The score of this game is among the best in gaming. There is a wide variety of music that beautifully resonates with the emotions the player is experiencing at a given time. In some cases, the same song is slowed down or the instrumentation is changed after a somber moment in order to give a different feel to the same moment or location. Even if the game ultimately isn’t to a player’s taste, the music is a must-listen.
The graphics are serviceable, but varying. Character models are beautifully rendered and show emotions well, and the environments are fully-realized and well-done. That said, certain areas are stronger than others. The city ruins is probably the area the player spends the most time in, and it is one of the most detailed areas in the game. On the other hand, the abandoned factory feels as if they had one part of the factory built and then did a copy-paste job to populate the rest of the area. It doesn’t detract greatly from the overall quality of the game, but it would have been nice to see a more consistent level of detail.

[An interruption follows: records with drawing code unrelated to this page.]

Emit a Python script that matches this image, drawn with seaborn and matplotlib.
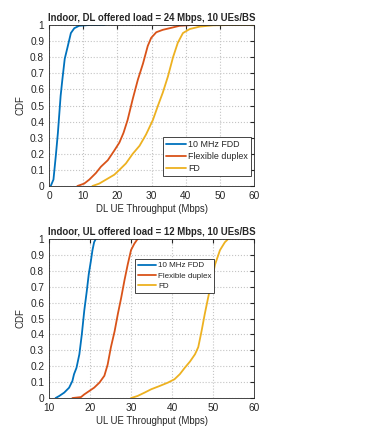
import numpy as np
import pandas as pd
import matplotlib
matplotlib.use("Agg")
import matplotlib.pyplot as plt
import seaborn as sns

# DL curves (throughput in Mbps, CDF)
dl_fdd_x = [0.5, 1.3, 2.0, 2.6, 3.4, 3.9, 4.6, 5.4, 6.4, 7.4, 8.8, 11.8, 16.2]
dl_fdd_y = [0.0, 0.04, 0.19, 0.33, 0.56, 0.66, 0.79, 0.86, 0.95, 0.98, 0.995, 1.0, 1.0]
dl_flex_x = [8.3, 10.3, 11.8, 13.7, 15.2, 17.2, 19.1, 20.6, 21.8, 23.0, 24.5, 26.0, 27.5,
             28.9, 29.9, 31.4, 33.3, 35.3, 38.2, 42.0, 47.0]
dl_flex_y = [0.0, 0.015, 0.04, 0.08, 0.12, 0.16, 0.22, 0.27, 0.33, 0.41, 0.54, 0.66, 0.76,
             0.87, 0.92, 0.955, 0.97, 0.98, 0.995, 1.0, 1.0]
dl_fd_x = [12.7, 14.7, 16.7, 19.1, 20.6, 22.5, 24.5, 26.5, 28.4, 30.4, 31.9, 33.3, 34.8,
           36.3, 37.7, 39.2, 41.2, 44.1, 48.0, 53.9, 60.0]
dl_fd_y = [0.0, 0.015, 0.04, 0.07, 0.10, 0.14, 0.20, 0.25, 0.32, 0.41, 0.50, 0.58, 0.68,
           0.80, 0.89, 0.95, 0.975, 0.99, 0.998, 1.0, 1.0]

# UL curves
ul_fdd_x = [11.6, 12.5, 13.7, 14.9, 15.7, 16.1, 16.7, 17.4, 18.0, 18.6, 19.2, 19.7, 20.2,
            20.6, 21.0, 21.4]
ul_fdd_y = [0.0, 0.013, 0.034, 0.065, 0.107, 0.15, 0.19, 0.275, 0.40, 0.55, 0.67, 0.78, 0.86,
            0.93, 0.98, 1.0]
ul_flex_x = [15.7, 17.8, 18.6, 19.8, 21.0, 22.3, 23.5, 24.3, 25.1, 26.0, 26.8, 27.6, 28.4,
             29.2, 30.0, 30.8, 31.6]
ul_flex_y = [0.0, 0.006, 0.023, 0.044, 0.065, 0.097, 0.14, 0.21, 0.32, 0.42, 0.53, 0.63, 0.74,
             0.84, 0.93, 0.97, 1.0]
ul_fd_x = [30.0, 31.6, 33.3, 34.9, 37.0, 39.0, 40.6, 41.9, 43.1, 44.4, 45.6, 46.4, 47.2,
           48.0, 48.8, 49.7, 50.5, 51.7, 52.9, 53.7]
ul_fd_y = [0.0, 0.013, 0.034, 0.055, 0.076, 0.097, 0.118, 0.15, 0.19, 0.23, 0.275, 0.32, 0.42,
           0.53, 0.63, 0.74, 0.84, 0.93, 0.98, 1.0]

labels = ["10 MHz FDD", "Flexible duplex", "FD"]
colors = ["#0072BD", "#D95319", "#EDB120"]

sns.set_style("white")
plt.rcParams['font.family'] = ['Liberation Sans', 'DejaVu Sans']

fig = plt.figure(figsize=(3.89, 4.28), dpi=100)
ax1 = fig.add_axes([0.126, 0.5654, 0.527, 0.3762])
ax2 = fig.add_axes([0.126, 0.070, 0.527, 0.3716])


def draw(ax, curves, xlim, xticks, title, xlabel, legend_box, legend_fs):
    for (x, y), lab, c in zip(curves, labels, colors):
        df = pd.DataFrame({"x": x, "y": y})
        sns.lineplot(data=df, x="x", y="y", ax=ax, color=c, lw=1.3, label=lab,
                     sort=False, estimator=None)
    ax.set_xlim(*xlim)
    ax.set_ylim(0, 1)
    ax.set_xticks(xticks)
    ax.set_yticks(np.arange(0, 1.01, 0.1))
    ax.set_yticklabels(["0", "0.1", "0.2", "0.3", "0.4", "0.5", "0.6", "0.7", "0.8", "0.9", "1"])
    ax.grid(True, linestyle=":", color="#c4c4c4", lw=0.8)
    ax.tick_params(direction="in", labelsize=7.3, length=3, top=True, right=True,
                   colors="#262626")
    ax.tick_params(axis="x", pad=3.4)
    ax.tick_params(axis="y", pad=3.5)
    for s in ax.spines.values():
        s.set_color("#262626")
        s.set_linewidth(0.6)
    ax.set_title(title, fontsize=6.9, fontweight="bold", pad=3)
    ax.set_xlabel(xlabel, fontsize=6.9, labelpad=2)
    ax.set_ylabel("CDF", fontsize=6.9, labelpad=3)
    leg = ax.legend(loc="lower left", bbox_to_anchor=legend_box, fontsize=legend_fs,
                    fancybox=False, framealpha=1, edgecolor="#262626",
                    handlelength=2.2, borderpad=0.35, labelspacing=0.35,
                    handletextpad=0.3, borderaxespad=0)
    leg.get_frame().set_linewidth(0.6)


draw(ax1, [(dl_fdd_x, dl_fdd_y), (dl_flex_x, dl_flex_y), (dl_fd_x, dl_fd_y)],
     (0, 60), range(0, 61, 10),
     "Indoor, DL offered load = 24 Mbps, 10 UEs/BS", "DL UE Throughput (Mbps)",
     (0.556, 0.062), 6.4)
draw(ax2, [(ul_fdd_x, ul_fdd_y), (ul_flex_x, ul_flex_y), (ul_fd_x, ul_fd_y)],
     (10, 60), range(10, 61, 10),
     "Indoor, UL offered load = 12 Mbps, 10 UEs/BS", "UL UE Throughput (Mbps)",
     (0.42, 0.66), 5.8)

fig.savefig("out.png", dpi=100)
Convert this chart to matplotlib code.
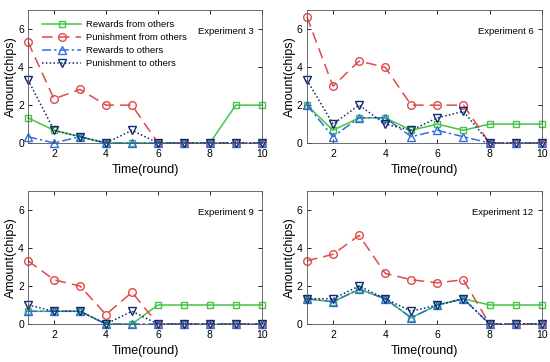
import matplotlib
matplotlib.use("Agg")
import matplotlib.pyplot as plt

plt.rcParams['font.family'] = ['Liberation Sans', 'DejaVu Sans']

rounds = [1, 2, 3, 4, 5, 6, 7, 8, 9, 10]
experiments = ["Experiment 3", "Experiment 6", "Experiment 9", "Experiment 12"]
series_names = ["Rewards from others", "Punishment from others",
                "Rewards to others", "Punishment to others"]

# Experiment 3
e3_rew_from = [1.33, 0.67, 0.33, 0, 0, 0, 0, 0, 2, 2]
e3_pun_from = [5.33, 2.33, 2.83, 2, 2, 0, 0, 0, 0, 0]
e3_rew_to = [0.33, 0, 0.33, 0, 0, 0, 0, 0, 0, 0]
e3_pun_to = [3.33, 0.67, 0.33, 0, 0.67, 0, 0, 0, 0, 0]
# Experiment 6
e6_rew_from = [2, 0.67, 1.33, 1.33, 0.67, 1, 0.67, 1, 1, 1]
e6_pun_from = [6.67, 3, 4.33, 4, 2, 2, 2, 0, 0, 0]
e6_rew_to = [2, 0.33, 1.33, 1.33, 0.33, 0.67, 0.33, 0, 0, 0]
e6_pun_to = [3.33, 1, 2, 1, 0.67, 1.33, 1.67, 0, 0, 0]
# Experiment 9
e9_rew_from = [0.67, 0.67, 0.67, 0, 0, 1, 1, 1, 1, 1]
e9_pun_from = [3.33, 2.33, 2, 0.5, 1.67, 0, 0, 0, 0, 0]
e9_rew_to = [0.67, 0.67, 0.67, 0, 0, 0, 0, 0, 0, 0]
e9_pun_to = [1, 0.67, 0.67, 0, 0.67, 0, 0, 0, 0, 0]
# Experiment 12
e12_rew_from = [1.33, 1.17, 1.83, 1.33, 0.33, 1, 1.33, 1, 1, 1]
e12_pun_from = [3.33, 3.67, 4.67, 2.67, 2.33, 2.17, 2.33, 0, 0, 0]
e12_rew_to = [1.33, 1.17, 1.83, 1.33, 0.33, 1, 1.33, 0, 0, 0]
e12_pun_to = [1.33, 1.33, 2, 1.33, 0.67, 1, 1.33, 0, 0, 0]

data = [
    [e3_rew_from, e3_pun_from, e3_rew_to, e3_pun_to],
    [e6_rew_from, e6_pun_from, e6_rew_to, e6_pun_to],
    [e9_rew_from, e9_pun_from, e9_rew_to, e9_pun_to],
    [e12_rew_from, e12_pun_from, e12_rew_to, e12_pun_to],
]

styles = [
    dict(color='#44c444', linestyle='-', marker='s', markersize=4.5),
    dict(color='#e04a4a', linestyle=(0, (7, 4)), marker='o', markersize=5.5),
    dict(color='#2f6fe0', linestyle=(0, (6, 2, 1.5, 2)), marker='^', markersize=5.5),
    dict(color='#102a6e', linestyle=(0, (1, 1.5)), marker='v', markersize=5.5),
]

fig = plt.figure(figsize=(5.5, 3.62), dpi=100)
positions = [
    (0.051, 0.605, 0.425, 0.366),
    (0.558, 0.605, 0.427, 0.366),
    (0.051, 0.105, 0.425, 0.367),
    (0.558, 0.105, 0.427, 0.367),
]

for i, pos in enumerate(positions):
    ax = fig.add_axes(pos)
    for j, vals in enumerate(data[i]):
        ax.plot(rounds, vals, linewidth=1.1, markerfacecolor='none',
                markeredgewidth=1.0, label=series_names[j], clip_on=False,
                **styles[j])
    ax.set_xlim(1, 10)
    ax.set_ylim(0, 7)
    ax.set_xticks([2, 4, 6, 8, 10])
    ax.set_yticks([0, 2, 4, 6])
    ax.tick_params(direction='in', labelsize=7.5, length=3, width=0.6,
                   top=True, right=True)
    ax.tick_params(axis='x', pad=4)
    ax.tick_params(axis='y', pad=3)
    for s in ax.spines.values():
        s.set_linewidth(0.6)
        s.set_color('#555555')
    ax.set_xlabel("Time(round)", fontsize=9, labelpad=4)
    ax.set_ylabel("Amount(chips)", fontsize=9, labelpad=1)
    ax.text(0.965, 0.84, experiments[i], transform=ax.transAxes,
            ha='right', va='center', fontsize=6.8)
    if i == 0:
        ax.legend(loc='upper left', bbox_to_anchor=(0.03, 0.975), frameon=False,
                  fontsize=6.8, handlelength=4.2, labelspacing=0.42,
                  borderaxespad=0.3, handletextpad=0.5)

fig.savefig("out.png", dpi=100)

Nier:Automata is a difficult game to review, both because giving away much from the main plot-line hurts the experience of playing the game, and because the game has some great strengths and fatal weaknesses. The story is phenomenally clever and interesting in a way that other games will assuredly try to copy in the years to come. At the same time, however, the side quests can get repetitive, the environments are a little uneven, and playing through the game three times does have its moments of tedium. Overall, however, it’s a great game and everyone owes it to themselves to at least give it a try.